Available records:
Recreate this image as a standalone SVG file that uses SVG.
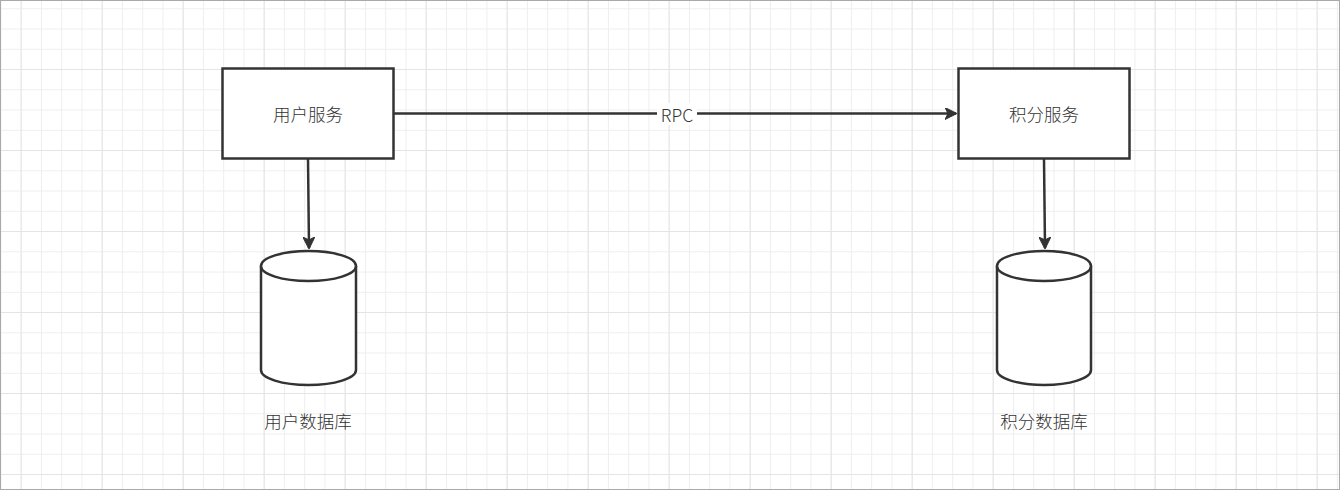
<svg xmlns="http://www.w3.org/2000/svg" width="1340" height="490" viewBox="0 0 1340 490">
<defs>
<pattern id="minor" x="0.45" y="8.3" width="20.25" height="20.25" patternUnits="userSpaceOnUse">
<path d="M0.5 0V20.25M0 0.5H20.25" fill="none" stroke="#eeeeee" stroke-width="1"/>
</pattern>
<pattern id="major" x="20.7" y="69" width="81" height="81" patternUnits="userSpaceOnUse">
<path d="M0.5 0V81M0 0.5H81" fill="none" stroke="#e4e4e4" stroke-width="1"/>
</pattern>
<marker id="arr" markerWidth="12" markerHeight="12" viewBox="0 0 12 12" refX="11" refY="6" orient="auto" markerUnits="userSpaceOnUse">
<path d="M0 0L12 6L0 12L3 6Z" fill="#333333" stroke="#333333" stroke-width="1"/>
</marker>
</defs>
<style>
.box{fill:#ffffff;stroke:#333333;stroke-width:2.5}
.cyl{fill:#ffffff;stroke:#333333;stroke-width:2.5}
.edge{fill:none;stroke:#333333;stroke-width:2.5}
text{font-family:"Noto Sans CJK SC","Noto Sans",sans-serif;font-size:17.5px;font-weight:300;fill:#333333;text-anchor:middle;dominant-baseline:central}
</style>
<rect x="0" y="0" width="1340" height="490" fill="#ffffff"/>
<rect x="0" y="0" width="1340" height="490" fill="url(#minor)"/>
<rect x="0" y="0" width="1340" height="490" fill="url(#major)"/>
<rect x="0.5" y="0.5" width="1339" height="489" fill="none" stroke="#a9a9a9" stroke-width="1"/>
<g id="connectors">
<path class="edge" d="M394 113.5H956" marker-end="url(#arr)"/>
<rect x="657" y="103" width="40" height="22" fill="#ffffff"/>
<text x="677" y="114">RPC</text>
<path class="edge" d="M308 159L309 248" marker-end="url(#arr)"/>
<path class="edge" d="M1044 159L1045 248" marker-end="url(#arr)"/>
</g>
<g id="user-service">
<rect class="box" x="222.5" y="68.5" width="171" height="90"/>
<text x="308" y="113">用户服务</text>
</g>
<g id="points-service">
<rect class="box" x="958.5" y="68.5" width="171" height="90"/>
<text x="1044" y="113">积分服务</text>
</g>
<g id="user-db">
<path class="cyl" d="M261 266A47.5 15 0 0 1 356 266V370A47.5 15 0 0 1 261 370Z"/>
<path class="cyl" d="M261 266A47.5 15 0 0 0 356 266"/>
<text x="308" y="420">用户数据库</text>
</g>
<g id="points-db">
<path class="cyl" d="M997 266A47 15 0 0 1 1091 266V370A47 15 0 0 1 997 370Z"/>
<path class="cyl" d="M997 266A47 15 0 0 0 1091 266"/>
<text x="1044" y="420">积分数据库</text>
</g>
</svg>
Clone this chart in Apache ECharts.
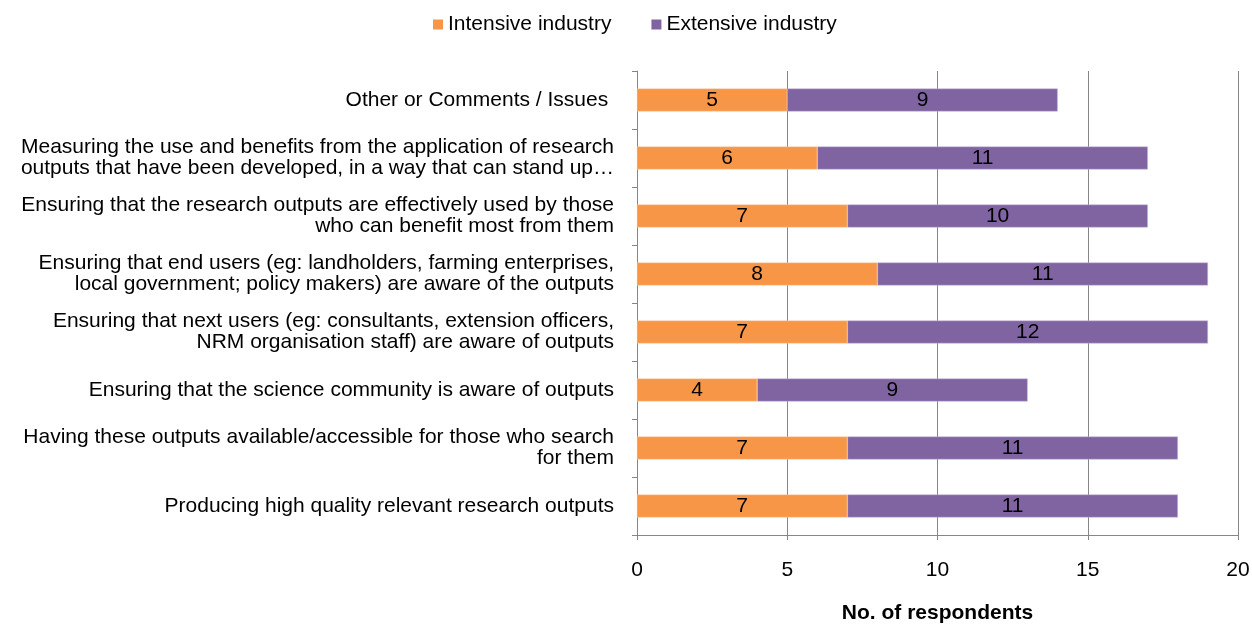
<!DOCTYPE html>
<html>
<head>
<meta charset="utf-8">
<style>
  html, body { margin: 0; padding: 0; background: #fff; }
  #chart { width: 1252px; height: 624px; }
</style>
<script src="https://cdn.jsdelivr.net/npm/echarts@6/dist/echarts.min.js"></script>
</head>
<body>
<div id="chart"></div>
<script>
// Categories, listed from the bottom of the axis to the top
const categories = [
  'Producing high quality relevant research outputs',
  'Having these outputs available/accessible for those who search\nfor them',
  'Ensuring that the science community is aware of outputs',
  'Ensuring that next users (eg: consultants, extension officers,\nNRM organisation staff) are aware of outputs',
  'Ensuring that end users (eg: landholders, farming enterprises,\nlocal government; policy makers) are aware of the outputs',
  'Ensuring that the research outputs are effectively used by those\nwho can benefit most from them',
  'Measuring the use and benefits from the application of research\noutputs that have been developed, in a way that can stand up\u2026',
  'Other or Comments / Issues '
];
const intensive = [7, 7, 4, 7, 8, 7, 6, 5];
const extensive = [11, 11, 9, 12, 11, 10, 11, 9];
const seriesNames = ['Intensive industry', 'Extensive industry'];
const xTicks = { min: 0, max: 20, interval: 5 };

const font = 'Liberation Sans, Arial, sans-serif';
const fs = 21;
const chart = echarts.init(document.getElementById('chart'), null, { renderer: 'canvas' });

const barLabel = {
  show: true,
  position: 'inside',
  color: '#000',
  fontFamily: font,
  fontSize: fs
};

chart.setOption({
  animation: false,
  textStyle: { fontFamily: font },
  legend: {
    data: seriesNames,
    left: 433,
    top: 14,
    padding: 0,
    itemWidth: 10,
    itemHeight: 10,
    itemGap: 40,
    icon: 'rect',
    itemStyle: { borderWidth: 0 },
    textStyle: { fontFamily: font, fontSize: fs, color: '#000' }
  },
  grid: { left: 637, right: 14, top: 71, height: 464, containLabel: false, outerBoundsMode: 'none' },
  xAxis: {
    type: 'value',
    min: xTicks.min,
    max: xTicks.max,
    interval: xTicks.interval,
    name: 'No. of respondents',
    nameLocation: 'middle',
    nameGap: 68,
    nameTextStyle: { fontFamily: font, fontSize: fs, fontWeight: 'bold', color: '#000' },
    axisLine: { show: true, lineStyle: { color: '#868686', width: 1 } },
    axisTick: { show: true, length: 5, lineStyle: { color: '#868686' } },
    axisLabel: { margin: 25, fontFamily: font, fontSize: fs, color: '#000' },
    splitLine: { show: true, lineStyle: { color: '#868686', width: 1 } }
  },
  yAxis: {
    type: 'category',
    data: categories,
    axisLine: { show: true, lineStyle: { color: '#868686', width: 1 } },
    axisTick: { show: true, length: 5, lineStyle: { color: '#868686' } },
    axisLabel: {
      margin: 23,
      fontFamily: font,
      fontSize: fs,
      color: '#000',
      lineHeight: 21,
      align: 'right'
    },
    splitLine: { show: false }
  },
  series: [
    {
      name: seriesNames[0],
      type: 'bar',
      stack: 'total',
      data: intensive,
      barWidth: 23,
      itemStyle: { color: '#F79646', borderColor: '#fbd3b4', borderWidth: 0.5 },
      label: barLabel
    },
    {
      name: seriesNames[1],
      type: 'bar',
      stack: 'total',
      data: extensive,
      barWidth: 23,
      itemStyle: { color: '#8064A2', borderColor: '#c9bcd9', borderWidth: 0.5 },
      label: barLabel
    }
  ]
});
</script>
</body>
</html>
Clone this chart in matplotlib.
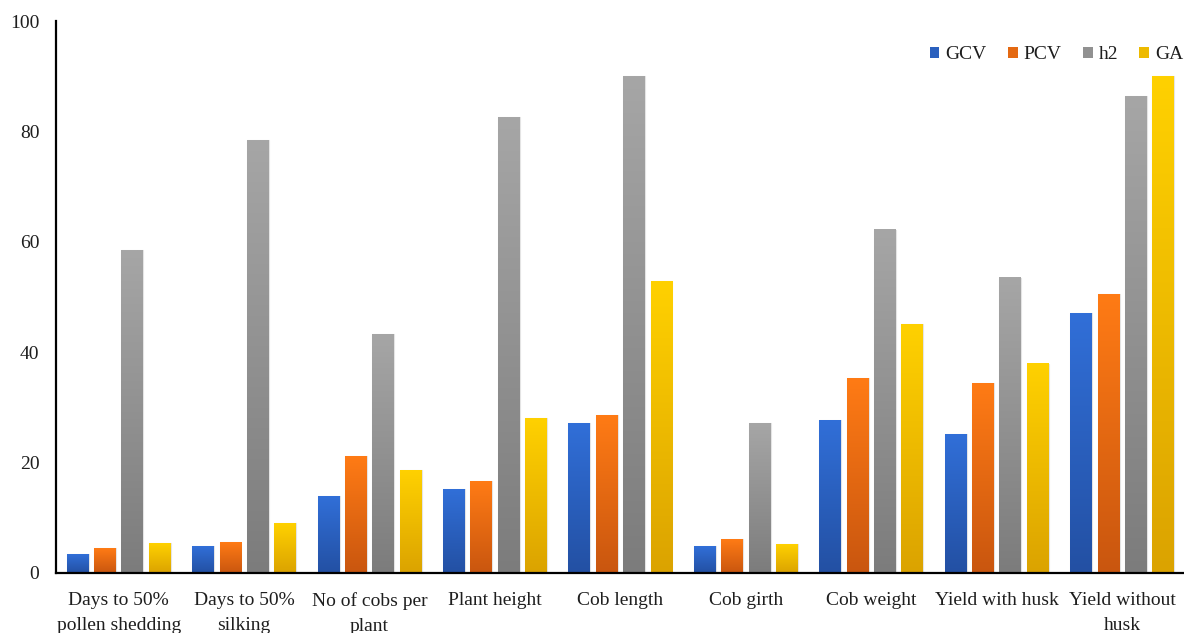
import numpy as np
import matplotlib
matplotlib.use("Agg")
import matplotlib.pyplot as plt
from matplotlib.colors import LinearSegmentedColormap
from matplotlib.patches import Patch

TRAITS = ["Days to 50%\npollen shedding", "Days to 50%\nsilking", "No of cobs per\nplant",
          "Plant height", "Cob length", "Cob girth", "Cob weight",
          "Yield with husk", "Yield without\nhusk"]
GCV = [3.4, 4.8, 13.9, 15.2, 27.1, 4.8, 27.7, 25.1, 47.0]
PCV = [4.5, 5.6, 21.2, 16.6, 28.5, 6.1, 35.2, 34.4, 50.5]
H2 = [58.5, 78.4, 43.2, 82.6, 90.0, 27.1, 62.2, 53.5, 86.4]
GA = [5.3, 9.0, 18.6, 28.0, 52.9, 5.2, 45.1, 37.9, 90.0]

SERIES = [("GCV", GCV), ("PCV", PCV), ("h2", H2), ("GA", GA)]
# (top, bottom) of each bar's vertical gradient
SHADES = {"GCV": ("#316fd8", "#2350a3"),
          "PCV": ("#ff7b15", "#c9560f"),
          "h2": ("#a6a6a6", "#7c7c7c"),
          "GA": ("#ffd100", "#dba300")}

plt.rcParams["font.family"] = ["Liberation Serif", "DejaVu Serif"]
INK = "#1e1e1e"

fig = plt.figure(figsize=(11.84, 6.33), dpi=100)
ax = fig.add_axes([0.0473, 0.0953, 0.9535, 0.8715])

x = np.arange(len(TRAITS))
pitch, width = 0.218, 0.175
handles = []
for i, (name, vals) in enumerate(SERIES):
    top, bot = SHADES[name]
    cmap = LinearSegmentedColormap.from_list(name, [bot, top])
    bars = ax.bar(x + (i - 1.5) * pitch, vals, width, color=top,
                  edgecolor="#e4e4e4", linewidth=0.8, zorder=2)
    grad = np.linspace(0, 1, 256).reshape(-1, 1)
    for b in bars:
        x0, w, h = b.get_x(), b.get_width(), b.get_height()
        ax.imshow(grad, cmap=cmap, origin="lower", aspect="auto",
                  extent=[x0, x0 + w, 0, h], zorder=3)
    handles.append(Patch(facecolor=cmap(0.5), edgecolor="none", label=name))

ax.set_xlim(-0.5, len(TRAITS) - 0.5)
ax.set_ylim(0, 100)
ax.set_yticks(np.arange(0, 101, 20))
ax.set_xticks(x)
ax.set_xticklabels(TRAITS, fontsize=14, color=INK, linespacing=1.6)
ax.tick_params(axis="y", length=0, pad=12, labelsize=14, labelcolor=INK)
ax.tick_params(axis="x", length=0, pad=14)
for s in ("top", "right"):
    ax.spines[s].set_visible(False)
for s in ("left", "bottom"):
    ax.spines[s].set_linewidth(1.6)
    ax.spines[s].set_color("black")
    ax.spines[s].set_zorder(4)

ax.legend(handles=handles, loc="upper right", bbox_to_anchor=(1.014, 0.986), ncol=4,
          frameon=False, fontsize=14, handlelength=0.5, handleheight=0.5,
          handletextpad=0.3, columnspacing=1.1, labelcolor=INK)

fig.savefig("out.png", dpi=100)
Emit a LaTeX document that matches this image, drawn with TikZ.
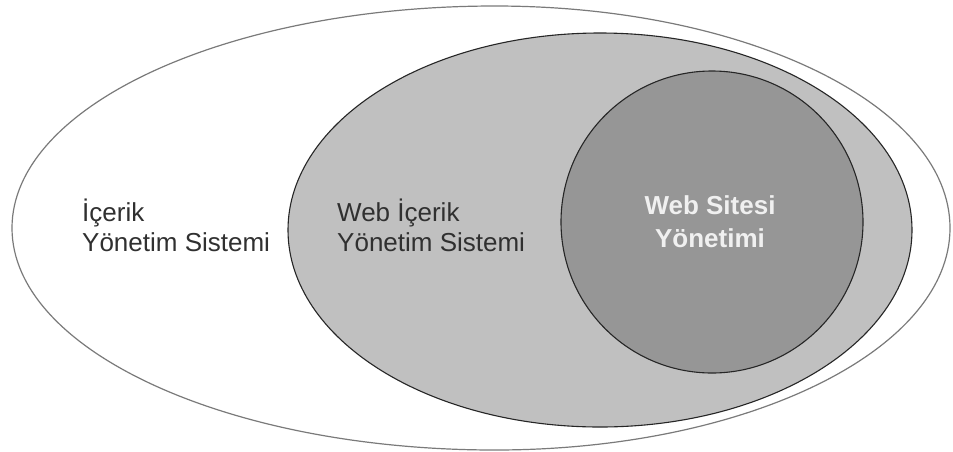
\documentclass[tikz,border=0pt]{standalone}
\usepackage{fontspec}
\setmainfont{Liberation Sans}
\definecolor{midgray}{HTML}{C0C0C0}
\definecolor{innergray}{HTML}{969696}
\definecolor{txtgray}{HTML}{303030}
\definecolor{outline}{HTML}{7A7A7A}
\tikzset{
  lbl/.style={align=left, text=txtgray, font=\fontsize{26}{30}\selectfont, inner sep=0pt, anchor=north west},
  lblw/.style={align=center, text=white!94!black, font=\fontsize{26}{33}\selectfont\bfseries, inner sep=0pt}
}
\begin{document}
\begin{tikzpicture}[x=1pt,y=-1pt]
\useasboundingbox (0,0) rectangle (953,451);
\fill[white] (0,0) rectangle (953,451);
% outer egg: fuller left half, tighter right half
\draw[outline, line width=1.2pt] (495,6)
  arc[start angle=90, end angle=270, x radius=483pt, y radius=222pt]
  arc[start angle=-90, end angle=90, x radius=455pt, y radius=222pt] -- cycle;
\draw[black!85, fill=midgray, line width=1.1pt] (600,230) ellipse [x radius=312pt, y radius=197pt];
\draw[black!85, fill=innergray, line width=1.1pt] (712,222) circle [radius=151pt];
\node[lbl] (ics) at (82,199) {İçerik\\Yönetim Sistemi};
\node[lbl] (wics) at (337,199) {Web İçerik\\Yönetim Sistemi};
\node[lblw] (wsy) at (710,222) {Web Sitesi\\Yönetimi};
\end{tikzpicture}
\end{document}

Directive:
Go to the line containing "Clone this chart in matplotlib." and copy exactly from there through the line containing "ax = fig.add_axes([0.0473, 0.0953, 0.9535, 0.8715])", both included, and nothing more. Pictures are excluded.

Written response:
Clone this chart in matplotlib.
import numpy as np
import matplotlib
matplotlib.use("Agg")
import matplotlib.pyplot as plt
from matplotlib.colors import LinearSegmentedColormap
from matplotlib.patches import Patch

TRAITS = ["Days to 50%\npollen shedding", "Days to 50%\nsilking", "No of cobs per\nplant",
          "Plant height", "Cob length", "Cob girth", "Cob weight",
          "Yield with husk", "Yield without\nhusk"]
GCV = [3.4, 4.8, 13.9, 15.2, 27.1, 4.8, 27.7, 25.1, 47.0]
PCV = [4.5, 5.6, 21.2, 16.6, 28.5, 6.1, 35.2, 34.4, 50.5]
H2 = [58.5, 78.4, 43.2, 82.6, 90.0, 27.1, 62.2, 53.5, 86.4]
GA = [5.3, 9.0, 18.6, 28.0, 52.9, 5.2, 45.1, 37.9, 90.0]

SERIES = [("GCV", GCV), ("PCV", PCV), ("h2", H2), ("GA", GA)]
# (top, bottom) of each bar's vertical gradient
SHADES = {"GCV": ("#316fd8", "#2350a3"),
          "PCV": ("#ff7b15", "#c9560f"),
          "h2": ("#a6a6a6", "#7c7c7c"),
          "GA": ("#ffd100", "#dba300")}

plt.rcParams["font.family"] = ["Liberation Serif", "DejaVu Serif"]
INK = "#1e1e1e"

fig = plt.figure(figsize=(11.84, 6.33), dpi=100)
ax = fig.add_axes([0.0473, 0.0953, 0.9535, 0.8715])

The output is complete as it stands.